Elastic tensor-derived properties of composition-dependent disordered refractory binary alloys using DFPT

TL;DR

This study uses density functional perturbation theory (DFPT) to systematically compute and analyze the elastic properties of disordered refractory binary alloys, providing quantum mechanical insights into their composition-dependent mechanical behavior.

Contribution

It introduces a DFPT-based approach for unbiased, systematic calculation of elastic tensors in disordered alloys, expanding quantum mechanical data for predictive modeling.

Findings

DFPT accurately predicts elastic properties matching experimental data.

Elastic moduli vary systematically with alloy composition.

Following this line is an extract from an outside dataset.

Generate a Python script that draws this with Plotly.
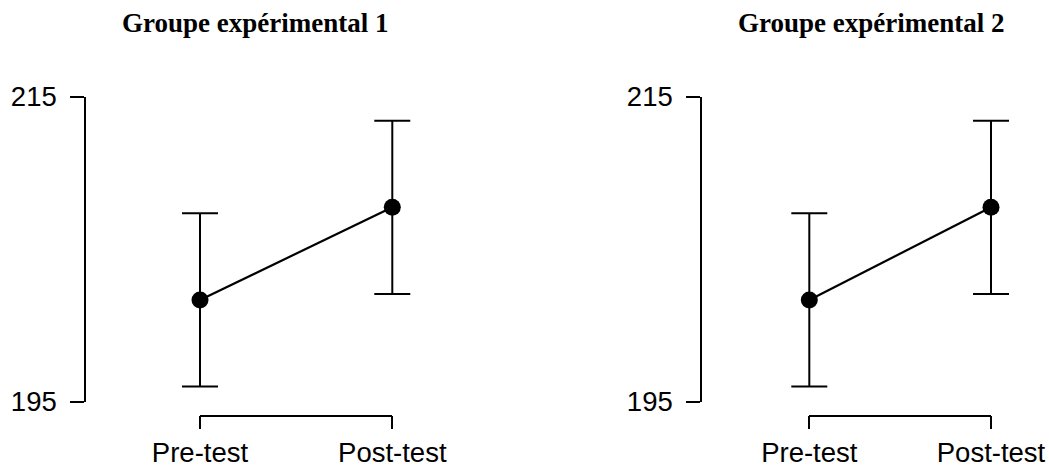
import plotly.graph_objects as go

W, H = 1049, 465

conditions = ["Pre-test", "Post-test"]
titles = ["Groupe expérimental 1", "Groupe expérimental 2"]

means_g1 = [201.67, 207.75]
err_g1 = [5.68, 5.68]
means_g2 = [201.67, 207.75]
err_g2 = [5.68, 5.68]

y_ticks = [195, 215]


def px_x(v):
    return v / W


def px_y(v):
    return 1 - v / H


fig = go.Figure()

panels = [
    dict(means=means_g1, err=err_g1, x0=200, x1=392.3, yaxis_x=85, title_x=255),
    dict(means=means_g2, err=err_g2, x0=809.3, x1=991, yaxis_x=701, title_x=871),
]

pad = 0.25  # extra range around the two conditions so caps are not clipped
tick_font = dict(family="Liberation Sans, Arial", size=27.5, color="black")

for i, p in enumerate(panels):
    n_data = str(2 * i + 1) if i else ""
    n_disp = str(2 * i + 2)
    n_y = str(i + 1) if i else ""
    span = p["x1"] - p["x0"]

    # means with error bars
    fig.add_trace(go.Scatter(
        x=[0, 1],
        y=p["means"],
        mode="lines+markers",
        line=dict(color="black", width=2.2),
        marker=dict(color="black", size=17),
        error_y=dict(type="data", array=p["err"], color="black",
                     thickness=2, width=18),
        cliponaxis=False,
        showlegend=False,
        hoverinfo="skip",
        xaxis="x" + n_data,
        yaxis="y" + n_y,
    ))
    # invisible trace so the bracket-style category axis gets drawn
    fig.add_trace(go.Scatter(
        x=conditions,
        y=p["means"],
        mode="markers",
        marker=dict(opacity=0),
        showlegend=False,
        hoverinfo="skip",
        xaxis="x" + n_disp,
        yaxis="y" + n_y,
    ))

    fig.update_layout({
        "xaxis" + n_data: dict(
            domain=[px_x(p["x0"] - pad * span), px_x(p["x1"] + pad * span)],
            range=[-pad, 1 + pad],
            anchor="y" + n_y,
            visible=False,
            automargin=False,
        ),
        "xaxis" + n_disp: dict(
            domain=[px_x(p["x0"]), px_x(p["x1"])],
            range=[0, 1],
            anchor="free",
            position=px_y(415.7),
            showline=True, linecolor="black", linewidth=1.5,
            ticks="outside", ticklen=13, tickwidth=1.5, tickcolor="black",
            showgrid=False, zeroline=False,
            tickfont=tick_font,
            ticklabelstandoff=0,
            automargin=False,
        ),
        "yaxis" + n_y: dict(
            domain=[px_y(401.7), px_y(96.7)],
            range=[195, 215],
            anchor="free",
            position=px_x(p["yaxis_x"]),
            tickvals=y_ticks,
            showline=True, linecolor="black", linewidth=1.5,
            ticks="outside", ticklen=14, tickwidth=1.5, tickcolor="black",
            showgrid=False, zeroline=False,
            tickfont=tick_font,
            ticklabelstandoff=8,
            automargin=False,
        ),
    })

    fig.add_annotation(
        text="<b>" + titles[i] + "</b>",
        x=px_x(p["title_x"]), y=px_y(23),
        xref="paper", yref="paper",
        xanchor="center", yanchor="middle",
        showarrow=False,
        font=dict(family="Liberation Serif, Times New Roman", size=27, color="black"),
    )

fig.update_layout(
    width=W, height=H,
    margin=dict(l=0, r=0, t=0, b=0, pad=0, autoexpand=False),
    paper_bgcolor="white",
    plot_bgcolor="rgba(0,0,0,0)",
)

# drop the default body margin so the figure fills the window exactly
fig.write_html("out.html", config={"displayModeBar": False},
               post_script="document.body.style.margin = '0';")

Heterogeneity in elastic response is mapped at the atomic level.

Abstract

The elastic tensor provides valuable insight into the mechanical behavior of a material with lattice strain, such as disordered binary alloys. Traditional stress-strain methods have made it possible to compute elastic constants for ordered structures and individually tailored alloy compositions. However, this approach depends on predetermined or iteratively-chosen strain tensors. This poses a significant challenge for systematic, composition-dependent studies of disordered materials with low symmetry. DFPT provides a compelling alternative to stress-strain methods: it allows for an unbiased determination of the elastic tensor, as well as access to local field data derived from the underlying general response function framework. Despite its intrinsic flexibility and efficiency, DFPT has seen limited application to the study of disordered systems. At the same time, there is a growing need for expanded quantum mechanical data to improve predictive modeling of complex disordered material properties. Here we present results for the rigid-ion and relaxed-ion elastic tensors computed using DFPT, for a comprehensive set of structural refractory BCC binary alloys of Mo, Nb, Ta, and W. We map the quantum-driven heterogeneity in elastic properties, and associated relaxation fields at each disordered structure lattice site, by computing the force response internal strain tensor and displacement response internal strain tensors. Derived properties -- the bulk modulus ($B$), shear modulus ($G$), Young's modulus ($E$), Poisson's ratio ($\nu$), Pugh's ratio ($B/G$), Cauchy pressure and elastic anisotropy -- are reported as a function of composition for all refractory binaries. The DFPT-computed mechanical properties data for the refractory binary alloys at systematically-varied Mo, Nb, Ta, and W compositions are in excellent agreement with available experimental data.